Sampson frowned. “What’s that supposed to mean?”

I gazed around at the bins. “These are murder kits, John. Specific kits assembled so Soneji could practice the methods of serial killers he admired. TBS is the Boston Strangler. NS is the Night Stalker. ZK is the Zodiac Killer, GRK is the Green River Killer, JWG is John Wayne Gacy, and SOS—”

Mahoney came pounding down the stairs. “We’ve got another one, and I need all hands on deck.”

Realizing I desperately needed fresh air, I took a last look at the bins, the macabre treasures, and Soneji’s memoir. When I ducked out of the room, Mahoney and Sampson studied me.

“You look like you’ve seen a ghost,” Ned said.

“I have, in a way. Quite a few, in fact,” I said, jabbing my thumb over my shoulder. “It’s all in there.”

“All what?”

Sampson said, “The names and burial locations of Soneji’s victims.”

“And all the evidence against Soneji—and us,” I said, feeling gutted again. I wanted to cry or rage at everything that had changed so completely inside the spider’s nest.

“Evidence against us? Who is us?” Sampson demanded.

I gazed at John, then Ned. “A long time ago, Soneji duped the FBI, the Virginia state police, the Maryland state police, and the Pennsylvania state police. But most of all, he duped DC Metro’s Homicide team, specifically me and John, when we were junior detectives on our earliest cases.”

Sampson’s expression turned hard. “I do not know what you’re talking about, Alex.”

“I’ll explain it in full on the drive back to DC, but for now, Ned, I don’t think John and I should have anything further to do with this investigation.”

Mahoney rubbed his jaw. “What? Why? Stop talking in opaque loops.”

“We can’t be a part of this because we are compromised,” I said. I felt closed in and pushed past them, heading toward the stairs. “Like it or not, culpable or not, Sampson and I had a role in a lot of what happened in this cabin.”

John came after me as I climbed up from the basement. “What in God’s name are you talking about, Alex?” he yelled.

I ignored him, wanting cold air in my lungs and something in my stomach before I explained it all. He stayed right behind me, and Mahoney followed him. When we were all out on the front porch, I gazed across Soneji’s yard with new and stunned eyes.

“We could have stopped him,” I said. “A long time ago.”

My anguish must have shown on my face because when Sampson spoke again, it was in a lower voice and with more empathy. “What did you mean when you said I didn’t want to know the names of two of the people buried here?
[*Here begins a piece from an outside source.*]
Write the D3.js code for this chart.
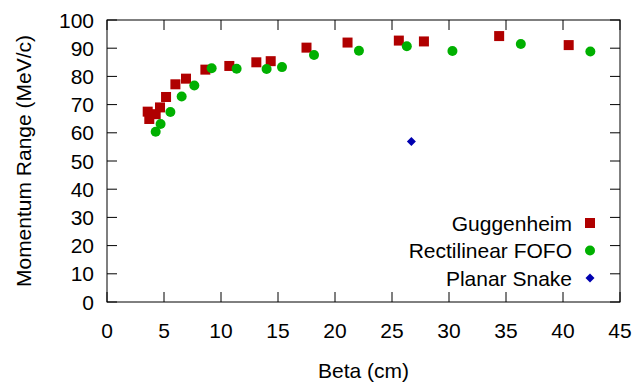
<!DOCTYPE html>
<html>
<head>
<meta charset="utf-8">
<script src="https://cdn.jsdelivr.net/npm/d3@7"></script>
<style>
  body { margin: 0; background: #fff; }
  svg text { font-family: 'Liberation Sans', Arial, sans-serif; fill: #000; }
</style>
</head>
<body>
<div id="chart"></div>
<script>
// Data
const gugBeta = [3.57, 3.71, 4.27, 4.65, 5.18, 6.0, 6.93, 8.63, 10.73, 13.1, 14.36, 17.5, 21.1, 25.6, 27.8, 34.4, 40.5];
const gugRange = [67.5, 64.9, 66.6, 69.0, 72.7, 77.2, 79.2, 82.4, 83.7, 85.0, 85.4, 90.2, 92.0, 92.7, 92.4, 94.3, 91.1];
const fofoBeta = [4.27, 4.7, 5.56, 6.55, 7.66, 9.18, 11.37, 14.0, 15.35, 18.16, 22.1, 26.3, 30.3, 36.3, 42.4];
const fofoRange = [60.4, 63.1, 67.4, 72.9, 76.8, 82.9, 82.7, 82.6, 83.3, 87.6, 89.1, 90.7, 89.0, 91.5, 88.8];
const snakeBeta = [26.7];
const snakeRange = [56.9];
const xTicks = [0, 5, 10, 15, 20, 25, 30, 35, 40, 45];
const yTicks = [0, 10, 20, 30, 40, 50, 60, 70, 80, 90, 100];
const seriesNames = ['Guggenheim', 'Rectilinear FOFO', 'Planar Snake'];

const width = 637;
const height = 382;
const marginLeft = 107;
const marginRight = 17;
const marginTop = 20;
const marginBottom = 80;
const tickLen = 10;
const fontSize = 21;

const svg = d3.select('#chart')
  .append('svg')
  .attr('width', width)
  .attr('height', height)
  .attr('viewBox', [0, 0, width, height]);

const x = d3.scaleLinear().domain([0, 45]).range([marginLeft, width - marginRight]);
const y = d3.scaleLinear().domain([0, 100]).range([height - marginBottom, marginTop]);

// mirrored inward ticks, gnuplot style
const axes = svg.append('g').attr('stroke', '#000').attr('stroke-width', 1);
xTicks.forEach(t => {
  axes.append('line').attr('x1', x(t)).attr('x2', x(t)).attr('y1', y(0)).attr('y2', y(0) - tickLen);
  axes.append('line').attr('x1', x(t)).attr('x2', x(t)).attr('y1', y(100)).attr('y2', y(100) + tickLen);
});
yTicks.forEach(t => {
  axes.append('line').attr('x1', x(0)).attr('x2', x(0) + tickLen).attr('y1', y(t)).attr('y2', y(t));
  axes.append('line').attr('x1', x(45)).attr('x2', x(45) - tickLen).attr('y1', y(t)).attr('y2', y(t));
});
axes.append('rect')
  .attr('x', x(0)).attr('y', y(100))
  .attr('width', x(45) - x(0)).attr('height', y(0) - y(100))
  .attr('fill', 'none');

svg.append('g').selectAll('text').data(xTicks).join('text')
  .attr('x', d => x(d)).attr('y', y(0) + 36)
  .attr('text-anchor', 'middle')
  .style('font-size', fontSize + 'px')
  .text(d => d);

svg.append('g').selectAll('text').data(yTicks).join('text')
  .attr('x', x(0) - 13).attr('y', d => y(d))
  .attr('text-anchor', 'end')
  .attr('dominant-baseline', 'central')
  .style('font-size', fontSize + 'px')
  .text(d => d);

svg.append('text')
  .attr('x', (x(0) + x(45)) / 2).attr('y', 378)
  .attr('text-anchor', 'middle')
  .style('font-size', fontSize + 'px')
  .text('Beta (cm)');

svg.append('text')
  .attr('transform', 'translate(31,' + (y(0) + y(100)) / 2 + ') rotate(-90)')
  .attr('text-anchor', 'middle')
  .style('font-size', fontSize + 'px')
  .text('Momentum Range (MeV/c)');

// markers
const red = '#b00000', green = '#00b000', blue = '#0000b0';
const drawSquare = (g, cx, cy) => g.append('rect').attr('x', cx - 5).attr('y', cy - 5).attr('width', 10).attr('height', 10).attr('fill', red);
const drawCircle = (g, cx, cy) => g.append('circle').attr('cx', cx).attr('cy', cy).attr('r', 5).attr('fill', green);
const drawDiamond = (g, cx, cy) => g.append('path').attr('d', `M${cx},${cy - 4.5}L${cx + 4.5},${cy}L${cx},${cy + 4.5}L${cx - 4.5},${cy}Z`).attr('fill', blue);

const pts = svg.append('g');
gugBeta.forEach((b, i) => drawSquare(pts, x(b), y(gugRange[i])));
fofoBeta.forEach((b, i) => drawCircle(pts, x(b), y(fofoRange[i])));
snakeBeta.forEach((b, i) => drawDiamond(pts, x(b), y(snakeRange[i])));

// legend
const legend = svg.append('g');
const drawers = [drawSquare, drawCircle, drawDiamond];
seriesNames.forEach((name, i) => {
  const ly = 223 + i * 27.5;
  legend.append('text')
    .attr('x', 572).attr('y', ly)
    .attr('text-anchor', 'end')
    .attr('dominant-baseline', 'central')
    .style('font-size', fontSize + 'px')
    .text(name);
  drawers[i](legend, 590, ly);
});
</script>
</body>
</html>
Please, brother, you’re upsetting me.”

“And me,” Mahoney said.

“A nineteen-year-old named Joyce Adams was evidently the first to be tortured, killed, and buried here,” I said.

“Joyce Adams?” Sampson said, squinting. “I have no idea who—”

“She was a freshman who disappeared from Princeton University a long time ago, more than a decade before Maggie Rose Dunne was kidnapped from the Washington Day School,” I said. “Bunny Maddox is buried here too.”

Sampson blinked and shook his head slowly as he turned from me. “No.”

“Yes, John,” I said firmly. “And I believe ballistics will prove that the forty-four-caliber Bulldog pistol down in that room fired the bullets that killed Conrad Talbot and the two hospital techs. The rope we found in the van? Soneji stole it from Diggs’s game pole to use on Brenda Miles.

It was all an elaborate frame job designed to ensure that evidence of Soneji’s early killings pointed straight at Diggs and Beech. ”

Looking into the middle distance, my oldest friend shook his head again, then faced me. “Diggs kept telling us he was innocent.”

“I remember.”

“Everyone said the evidence against him was ironclad. Jury. Appeals courts. Everyone.”

“Every single one,” I replied.

Sampson’s defenses broke down then. There was a tremor in his voice and a glassiness in his eyes when he choked out, “We helped put an innocent man…”

“We did,” I said, and the damage to my reputation and my belief in the judicial system felt completely and utterly irrevocable.